The eyepiece circles in this chart corespond to a 17mm Nagler Type 4 with a Paracorr coma corrector in an 8-inch f6 reflector. One of the excellent features of star-charting software is the ability to accurately depict the field of view seen with a specifc scope and eyepiece. The fields can even be mirror-reversed if necessary to show what is seen in an SCT or a refractor with a star diagonal (a critical navigation aid). The chart simplifies star hopping from an easily located star or object to a more challenging object like IC 5217.

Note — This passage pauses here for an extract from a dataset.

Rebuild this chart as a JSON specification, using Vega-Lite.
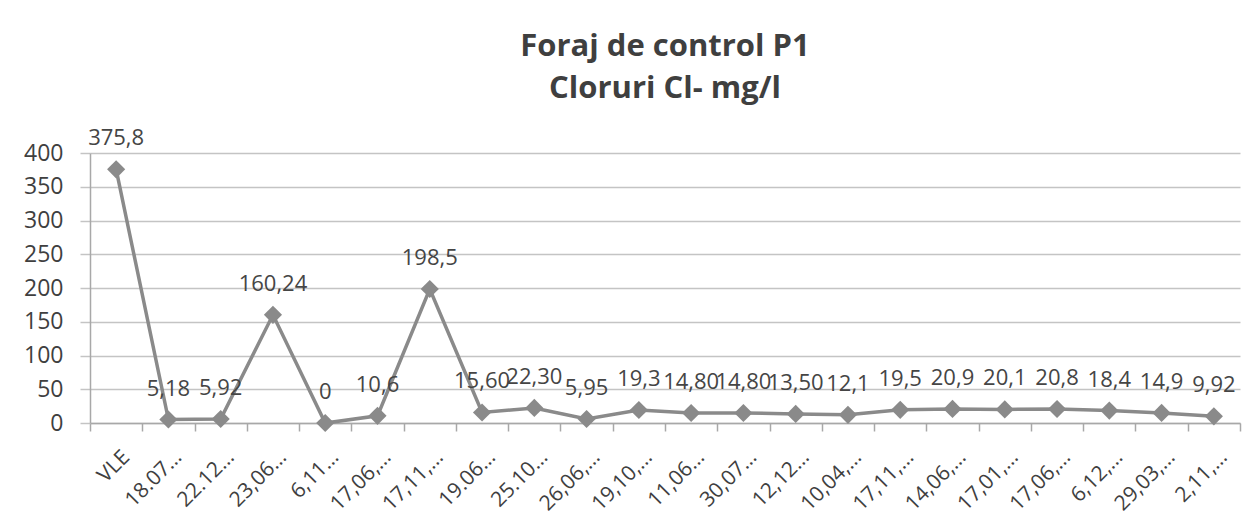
{
  "$schema": "https://vega.github.io/schema/vega-lite/v6.json",
  "width": 1150,
  "height": 270,
  "autosize": "none",
  "padding": {"left": 90, "top": 153, "right": 19, "bottom": 101},
  "background": "white",
  "title": {
    "text": ["Foraj de control P1", "Cloruri Cl- mg/l"],
    "font": "Open Sans",
    "fontSize": 31,
    "fontWeight": "bold",
    "color": "#3f3f3f",
    "anchor": "middle",
    "frame": "group",
    "offset": 22,
    "lineHeight": 42
  },
  "data": {
    "values": [
      {"cat": "VLE", "v": 375.8, "lbl": "375,8"},
      {"cat": "18.07…", "v": 5.18, "lbl": "5,18"},
      {"cat": "22.12…", "v": 5.92, "lbl": "5,92"},
      {"cat": "23,06…", "v": 160.24, "lbl": "160,24"},
      {"cat": "6,11…", "v": 0, "lbl": "0"},
      {"cat": "17,06,…", "v": 10.6, "lbl": "10,6"},
      {"cat": "17,11,…", "v": 198.5, "lbl": "198,5"},
      {"cat": "19.06…", "v": 15.6, "lbl": "15,60"},
      {"cat": "25.10…", "v": 22.3, "lbl": "22,30"},
      {"cat": "26,06,…", "v": 5.95, "lbl": "5,95"},
      {"cat": "19,10,…", "v": 19.3, "lbl": "19,3"},
      {"cat": "11,06…", "v": 14.8, "lbl": "14,80"},
      {"cat": "30,07…", "v": 14.8, "lbl": "14,80"},
      {"cat": "12,12…", "v": 13.5, "lbl": "13,50"},
      {"cat": "10,04,…", "v": 12.1, "lbl": "12,1"},
      {"cat": "17,11,…\u200b", "v": 19.5, "lbl": "19,5"},
      {"cat": "14,06,…", "v": 20.9, "lbl": "20,9"},
      {"cat": "17,01,…", "v": 20.1, "lbl": "20,1"},
      {"cat": "17,06,…\u200b", "v": 20.8, "lbl": "20,8"},
      {"cat": "6,12,…", "v": 18.4, "lbl": "18,4"},
      {"cat": "29,03,…", "v": 14.9, "lbl": "14,9"},
      {"cat": "2,11,…", "v": 9.92, "lbl": "9,92"}
    ]
  },
  "encoding": {
    "x": {
      "field": "cat",
      "type": "nominal",
      "sort": null,
      "bandPosition": 0.5,
      "scale": {"type": "band", "paddingInner": 0, "paddingOuter": 0},
      "axis": {
        "title": null,
        "grid": false,
        "tickBand": "extent",
        "labelAngle": -45,
        "labelFont": "Open Sans",
        "labelFontSize": 21,
        "labelColor": "#3f3f3f",
        "labelPadding": 15,
        "labelOffset": 2,
        "tickSize": 8,
        "tickColor": "#a8a8a8",
        "tickWidth": 1.5,
        "domainColor": "#a8a8a8",
        "domainWidth": 1.5
      }
    },
    "y": {
      "field": "v",
      "type": "quantitative",
      "scale": {"domain": [0, 400], "nice": false, "zero": true},
      "axis": {
        "title": null,
        "values": [0, 50, 100, 150, 200, 250, 300, 350, 400],
        "grid": true,
        "gridColor": "#c4c4c4",
        "gridWidth": 1.5,
        "tickSize": 10,
        "tickColor": "#c4c4c4",
        "tickWidth": 1.5,
        "domainColor": "#a8a8a8",
        "domainWidth": 1.5,
        "labelFont": "Open Sans",
        "labelFontSize": 23,
        "labelColor": "#3f3f3f",
        "labelPadding": 17
      }
    }
  },
  "layer": [
    {"mark": {"type": "line", "color": "#8a8a8a", "strokeWidth": 3.5}},
    {"mark": {"type": "point", "shape": "diamond", "filled": true, "size": 330, "color": "#8a8a8a", "opacity": 1}},
    {
      "mark": {"type": "text", "font": "Open Sans", "fontSize": 22, "color": "#454545", "baseline": "alphabetic", "dy": -24},
      "encoding": {"text": {"field": "lbl"}}
    }
  ],
  "config": {"view": {"stroke": null}}
}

Here is the second, more detailed chart. This shows the view in the same 17mm Type 4 eyepiece, but at a larger scale and with stars to 13 magnitude.


With these charts I was easily able to locate the planetary, even under urban skies. I used a 2-inch UHC filter to "blink" the planetary. This involves holding the filter in front of the eyepiece and then shifting it aside. The filter attenuates light from stars, making them seem fainter while the planetary is made to seem brighter. The technique is a valuable aid for confirming the identity of small planetary nebula. I also swapped in a 5mm Nagler Type 6 eyepiece, which provides a magnification of 280x with the XT-8 and Paracorr. At high magnification, in averted vision, the planetary could just be seen as non-stellar. That is, it had a tiny disk compared with stars in the field, which appeared as pinpoints.

Standard charts like the Sky Atlas 2000 and even the Uranometria don’t show faint enough stars to pinpoint objects like this, which is where custom charts really shine (if you’ll pardon the expression). Such observations are doubly fun because they can be made as easily from a backyard in the middle of the city as from a dark sky site in the country. And whereas a dark sky site trip requires hours of travel time, set up time, etc., making it all but impossible most nights, backyard observing can be easily done any clear night. It takes only minutes to set up an 8-inch Dob.

I went out around 9:30 PM, after Elly and I had a relaxed evening, fixing dinner together and watching a BBC mystery beforehand. I was back inside and going to bed by 10:30. In less than an hour of observing time, I saw not only this planetary, but another challenging planetary in Cassiopeia (IC 1747 near Epsilon Cassiopeia – more on that in my next astronomy post), comet 17P Holmes, Eta Persii (a fine double in Perseus), NGC 7789 and M52, open clusters in Cassiopeia, and the Dumbell Nebula, a planetary nebula in Perseus (M72), generally considered to be one of the more challenging Messier objects, but quite easy to observe compared with IC 5217.

IC 5217 is said to have a diameter of 15 arc-seconds in the Uranometria 2000 Deep Sky Field Guide by Cragin and Bonanno. This is obviously a mistake. The object I observed was much closer to the 6 or 7 arc seconds reported in other references.